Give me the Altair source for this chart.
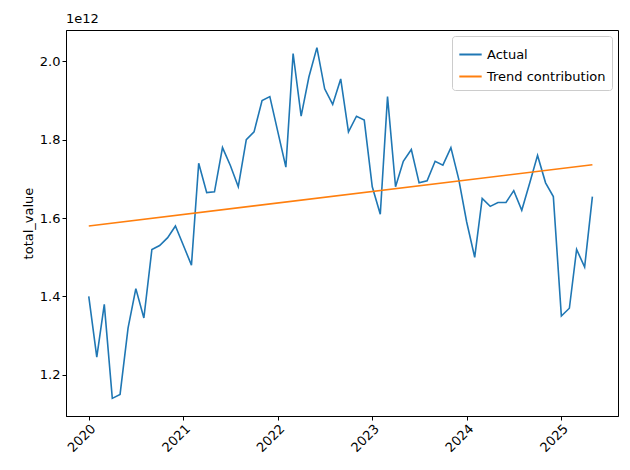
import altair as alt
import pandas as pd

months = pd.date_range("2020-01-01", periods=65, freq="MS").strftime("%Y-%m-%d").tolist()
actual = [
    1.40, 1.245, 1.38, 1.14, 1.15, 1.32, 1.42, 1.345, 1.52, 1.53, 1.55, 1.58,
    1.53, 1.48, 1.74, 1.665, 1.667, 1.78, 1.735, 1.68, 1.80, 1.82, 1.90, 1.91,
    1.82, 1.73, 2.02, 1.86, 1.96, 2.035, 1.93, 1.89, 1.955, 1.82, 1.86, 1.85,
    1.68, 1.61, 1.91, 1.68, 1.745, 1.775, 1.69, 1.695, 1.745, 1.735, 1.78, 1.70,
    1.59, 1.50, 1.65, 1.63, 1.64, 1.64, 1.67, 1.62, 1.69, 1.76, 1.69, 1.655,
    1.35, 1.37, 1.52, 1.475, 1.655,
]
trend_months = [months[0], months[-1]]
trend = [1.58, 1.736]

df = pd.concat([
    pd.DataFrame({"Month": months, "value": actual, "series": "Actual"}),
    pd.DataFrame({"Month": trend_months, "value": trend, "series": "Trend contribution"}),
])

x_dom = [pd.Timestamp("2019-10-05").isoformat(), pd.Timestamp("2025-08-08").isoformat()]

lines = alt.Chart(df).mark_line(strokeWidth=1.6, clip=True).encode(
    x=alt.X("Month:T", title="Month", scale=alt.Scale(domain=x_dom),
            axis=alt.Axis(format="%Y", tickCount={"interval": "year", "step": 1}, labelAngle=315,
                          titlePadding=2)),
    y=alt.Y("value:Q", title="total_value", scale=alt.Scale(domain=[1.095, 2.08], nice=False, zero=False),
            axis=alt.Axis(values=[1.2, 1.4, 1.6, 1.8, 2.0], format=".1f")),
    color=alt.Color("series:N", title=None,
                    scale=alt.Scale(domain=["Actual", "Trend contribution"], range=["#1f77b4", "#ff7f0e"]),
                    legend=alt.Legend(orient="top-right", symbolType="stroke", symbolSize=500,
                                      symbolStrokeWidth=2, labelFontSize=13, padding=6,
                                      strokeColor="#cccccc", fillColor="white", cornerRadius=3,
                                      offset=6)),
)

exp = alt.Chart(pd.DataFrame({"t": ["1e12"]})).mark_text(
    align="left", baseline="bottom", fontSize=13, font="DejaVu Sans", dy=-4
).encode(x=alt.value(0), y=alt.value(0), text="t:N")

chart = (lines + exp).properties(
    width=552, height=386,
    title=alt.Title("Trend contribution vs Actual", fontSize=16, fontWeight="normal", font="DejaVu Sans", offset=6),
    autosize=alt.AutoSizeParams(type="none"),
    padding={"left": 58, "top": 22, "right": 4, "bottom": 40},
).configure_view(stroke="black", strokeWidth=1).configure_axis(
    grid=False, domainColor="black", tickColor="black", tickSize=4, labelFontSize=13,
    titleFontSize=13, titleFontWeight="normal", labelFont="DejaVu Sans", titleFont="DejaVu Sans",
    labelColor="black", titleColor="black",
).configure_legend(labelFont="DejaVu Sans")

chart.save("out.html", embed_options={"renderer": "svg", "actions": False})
----------
■ **SET EXERCISE**
Repeat the listing above from its first line through the line that contains "import pandas as pd", both included, and nothing more. Drop the pictures.

■ **CORRECT ANSWER**
Give me the Altair source for this chart.
import altair as alt
import pandas as pd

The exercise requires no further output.